Let those who will assume the mantle of leadership on May 29 dream of a new nation emerging from our old Nigeria. Our old Nigeria did not work. It must be discarded and erect on it a new Nigerian edifice. They should imagine a new Nigeria where there will be steady power supply, with steady water supply and where there will be adequate security. We need to imagine a country where its citizens will be gainfully employed and where we shall have no pact with poverty, hunger and malnutrition.
We should imagine the type of leadership we want and work towards it. We want a Nigeria where things work 24 hours, where there will be less corruption where there will be no nepotism, ethnicity and religious bigotry. Our democracy should be inclusive and gender friendly. We don’t want the excruciating dual exchange rate which makes nonsense of the value of our naira. In its place, let there be one exchange rate for everybody, no preferential treatment. All Nigerians must be equal before the law, no sacred cows.

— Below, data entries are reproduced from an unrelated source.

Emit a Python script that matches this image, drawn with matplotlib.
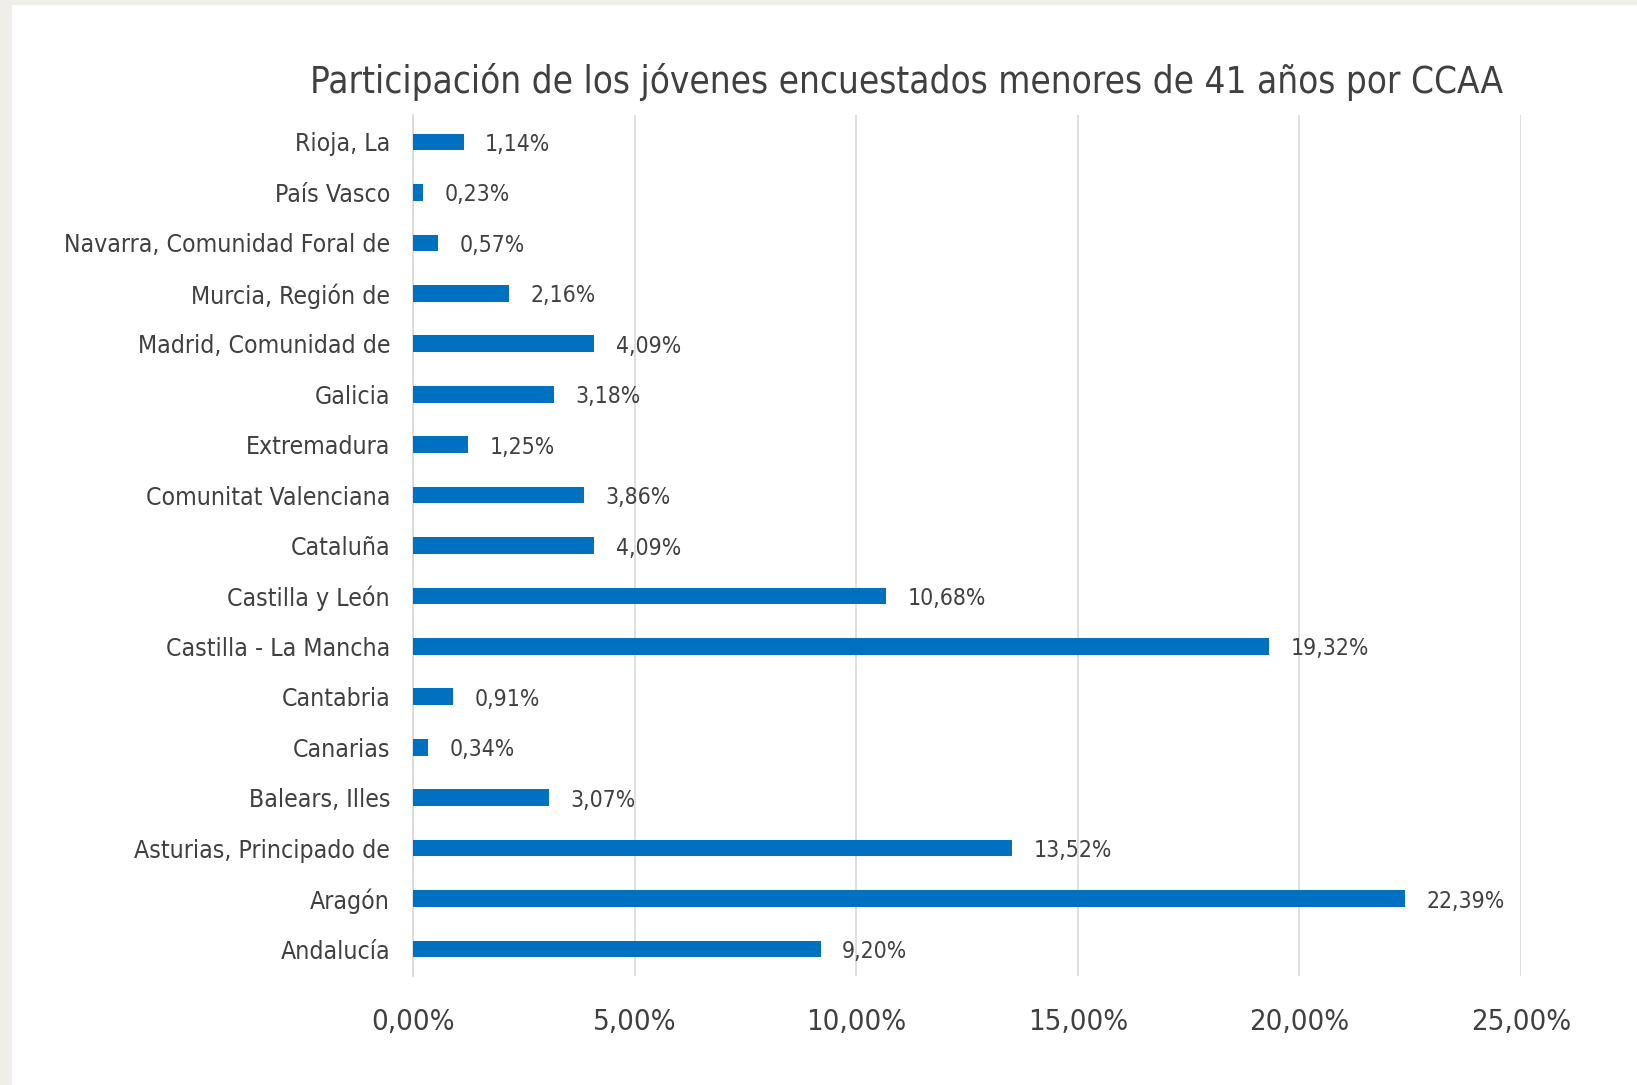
import matplotlib.pyplot as plt

# Data (bottom to top as drawn)
regiones = ['Andalucía', 'Aragón', 'Asturias, Principado de', 'Balears, Illes',
            'Canarias', 'Cantabria', 'Castilla - La Mancha', 'Castilla y León',
            'Cataluña', 'Comunitat Valenciana', 'Extremadura', 'Galicia',
            'Madrid, Comunidad de', 'Murcia, Región de', 'Navarra, Comunidad Foral de',
            'País Vasco', 'Rioja, La']
valores = [9.20, 22.39, 13.52, 3.07, 0.34, 0.91, 19.32, 10.68,
           4.09, 3.86, 1.25, 3.18, 4.09, 2.16, 0.57, 0.23, 1.14]
xticks = [0, 5, 10, 15, 20, 25]

plt.rcParams['font.family'] = ['DejaVu Sans']
plt.rcParams['font.stretch'] = 'condensed'

txt = '#404040'
fig = plt.figure(figsize=(16.37, 10.85), dpi=100)
fig.patch.set_facecolor('#efeeea')
# white panel
fig.add_artist(plt.Rectangle((12 / 1637, 0), 1, 1 - 5 / 1085, transform=fig.transFigure,
                             facecolor='white', edgecolor='none', zorder=0))

ax = fig.add_axes([413 / 1637, 1 - 976 / 1085, (1521 - 413) / 1637, (976 - 115) / 1085])
ax.set_facecolor('none')
y = range(len(regiones))
ax.barh(y, valores, height=0.33, color='#0070C0', zorder=3)
for i, v in enumerate(valores):
    ax.text(v + 0.48, i - 0.05, f'{v:.2f}%'.replace('.', ','), va='center', ha='left',
            fontsize=16.5, color=txt)

ax.set_xlim(0, 25)
ax.set_ylim(-0.535, len(regiones) - 0.465)
ax.set_xticks(xticks)
ax.set_xticklabels([f'{t:.2f}%'.replace('.', ',') for t in xticks], fontsize=21, color=txt)
ax.set_yticks(list(y))
ax.set_yticklabels(regiones, fontsize=17.8, color=txt)
ax.tick_params(axis='both', length=0)
ax.tick_params(axis='x', pad=23)
ax.tick_params(axis='y', pad=16.5)
ax.grid(axis='x', color='#d9d9d9', linewidth=1.2, zorder=0)
for s in ['top', 'right', 'bottom']:
    ax.spines[s].set_visible(False)
ax.spines['left'].set_color('#d9d9d9')
ax.spines['left'].set_linewidth(1.2)

fig.text(906 / 1637, 1 - 82 / 1085, 'Participación de los jóvenes encuestados menores de 41 años por CCAA',
         ha='center', va='center', fontsize=26.4, color=txt)

fig.savefig('out.png', dpi=100, facecolor=fig.get_facecolor())
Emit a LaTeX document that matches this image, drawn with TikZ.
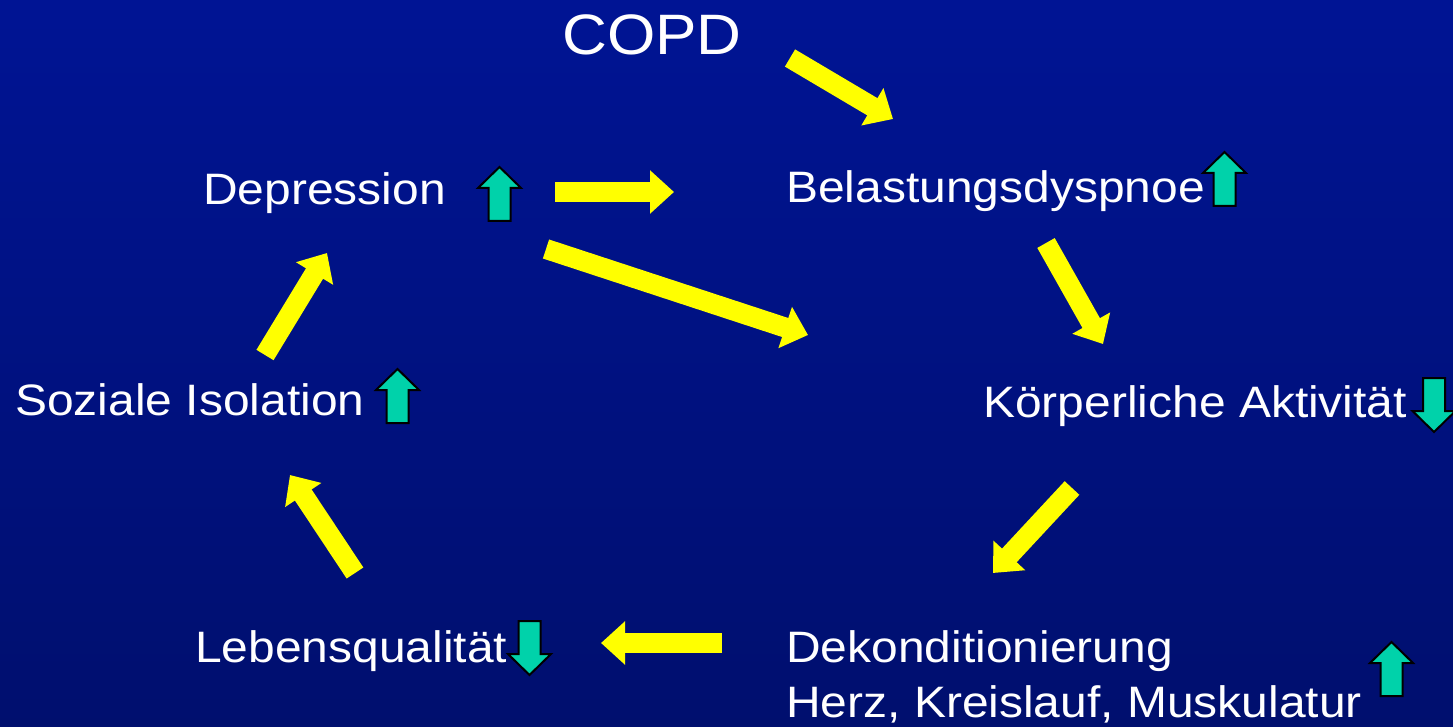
\documentclass[tikz,border=0pt]{standalone}
\usepackage{fontspec}
\setmainfont[FakeStretch=1.09]{Liberation Sans}
\usetikzlibrary{arrows.meta}
\definecolor{bgtop}{RGB}{0,20,148}
\definecolor{bgbot}{RGB}{0,15,110}
\definecolor{yarr}{RGB}{255,255,0}
\definecolor{garr}{RGB}{0,210,170}
\tikzset{
  lbl/.style={anchor=base west, inner sep=0pt, text=white, font=\fontsize{44}{55}\selectfont},
  yarrow/.style={draw=yarr, line width=20pt, -{Triangle[length=24pt,width=42pt,fill=yarr]}},
  gshape/.style={fill=garr, draw=black, line width=2pt, line join=miter},
  gup/.pic={\path[gshape] (-11,0) -- (11,0) -- (11,-33) -- (21.5,-33) -- (0,-54) -- (-21.5,-33) -- (-11,-33) -- cycle;},
  gdown/.pic={\path[gshape] (-11,0) -- (11,0) -- (11,33) -- (21.5,33) -- (0,54) -- (-21.5,33) -- (-11,33) -- cycle;}
}
\begin{document}
\begin{tikzpicture}[x=1pt,y=-1pt]
\shade[top color=bgtop, bottom color=bgbot] (0,0) rectangle (1453,727);
\useasboundingbox (0,0) rectangle (1453,727);
% labels
\node[lbl, font=\fontsize{57}{66}\selectfont] (copd) at (562,55) {COPD};
\node[lbl] (dep) at (203,205) {Depression};
\node[lbl] (bel) at (786,203) {Belastungsdyspnoe};
\node[lbl] (soz) at (15,415) {Soziale Isolation};
\node[lbl] (koe) at (983,417) {Körperliche Aktivität};
\node[lbl] (leb) at (195,662) {Lebensqualität};
\node[lbl] (dek) at (786,662) {Dekonditionierung};
\node[lbl] (dek2) at (786,717) {Herz, Kreislauf, Muskulatur};
% green indicators
\pic (gdep) at (499.5,221) {gup};
\pic (gbel) at (1224.5,206) {gup};
\pic (gkoe) at (1434,378) {gdown};
\pic (gsoz) at (397.5,423) {gup};
\pic (gleb) at (529.5,621) {gdown};
\pic (gdek) at (1391.5,696) {gup};
% arrow end points
\coordinate (a1s) at (790,58);   \coordinate (a1e) at (893,119);
\coordinate (a2s) at (555,192);  \coordinate (a2e) at (674,192);
\coordinate (a3s) at (546,249);  \coordinate (a3e) at (808,335);
\coordinate (a4s) at (1046,243); \coordinate (a4e) at (1103,344);
\coordinate (a5s) at (1072,488); \coordinate (a5e) at (993,573);
\coordinate (a6s) at (722,643);  \coordinate (a6e) at (601,643);
\coordinate (a7s) at (355,573);  \coordinate (a7e) at (290,475);
\coordinate (a8s) at (265,355);  \coordinate (a8e) at (327,253);
\draw[yarrow] (a1s) -- (a1e);
\draw[yarrow] (a2s) -- (a2e);
\draw[yarrow] (a3s) -- (a3e);
\draw[yarrow] (a4s) -- (a4e);
\draw[yarrow] (a5s) -- (a5e);
\draw[yarrow] (a6s) -- (a6e);
\draw[yarrow] (a7s) -- (a7e);
\draw[yarrow] (a8s) -- (a8e);
\end{tikzpicture}
\end{document}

The new Nigeria of our collective imagination should be one based on equity and justice. We need a Nigeria where our Nigerianness should be highly pronounced in place of our ethnic, religious and political identities. As new leaders take over power at the centre and the states, let’s enthrone good governance. We shall have strong democratic institutions and servant-leaders at all levels of governance. A new Nigeria is a possibility if our political leaders at all levels muster the political power to do so. We need a people-centred approach to leadership and governance.